I am an avid hiker, finding myself on a trail three or more times a week. Until this year, I never thought to track my mileage. To keep myself focused on that goal, I joined in the #52hikechallnge. I’m counting my bigger weekend hikes toward this goal.
This weekend I hiked with a friend to Compton Peak on the AT in the Shenandoah National Park. We went a little beyond the overlook, and, because we have both lost our minds, we set up camp. Somehow we decided we both wanted to try winter camping. Daytime temps in town were forecast for the 40s. Nighttime was to be in the low 30s. We thought those were good temps to get us started. What happens in town is not always what is happening on the Drive. It got very cold and windy that night. It was likely in the teens. I did a lot of hiking back and forth to keep warm, which turned my 3rd hike of 52 from a short 1.5 mile hike into a 5 mile hike. I also did a lot of reflecting. It’s so easy to get lost in thought when social media, television and the distractions of the day to day, aren’t available.

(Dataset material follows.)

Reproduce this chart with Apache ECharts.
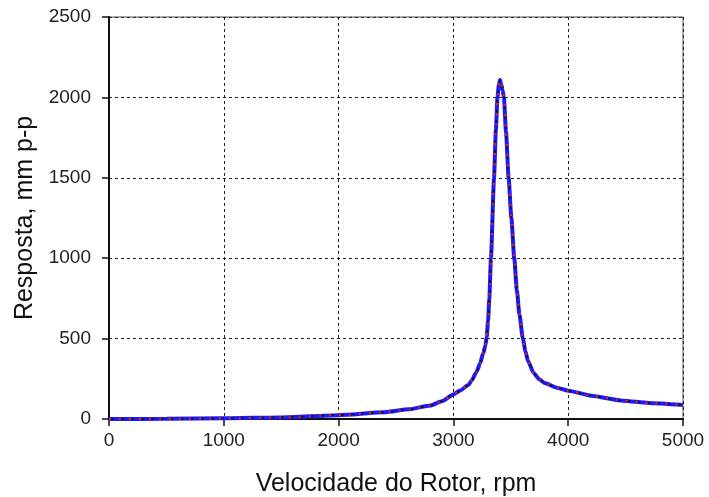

So I thought and thought, and admired the sunset, and experienced the ground freeze beneath my feet, and we conversed about life, and I thought some more. I felt my body change as the temperature dropped. I went numb, readjusted clothing and position, felt the blood flow return, and got lost in thought again. We poured water into a pot to boil so we could make dinner, and ice crystals instantly formed. It was cold, and it was exciting, and I felt a little bad ass.
Sleeping was a challenge. There was a tarp below the tent as one barrier, a sleeping pad, and down mummy bag. I climbed into my bag with all of my clothes, socks, coat, gloves and hat. I stayed pretty warm, except for my feet. Oh my god my feet! The tent was vented at the head and foot, and a major draft was coming in at the foot. I didn’t develop frostbite, but the chill made it difficult to get a decent amount of sleep. I awoke off and on throughout the night. The dog offered us some extra warmth, but the poor thing was shivering too. We emerged an hour after sunrise to discover that it hadn’t warmed up all that much. But within an hour the sleeping bags were packed up, we were drinking coffee, and I was feeling toasty.
We got word from my folks that snow was heading our way, finished packing and headed back down the trail. The snow began as we reached the overlook where this photo was taken. After the featured photo above, I laid down on that rock and, feeling downright warm in my skin, watched the snowfall with an overwhelming feeling of happiness. This park has become my playground, my escape, and my studio for meditation.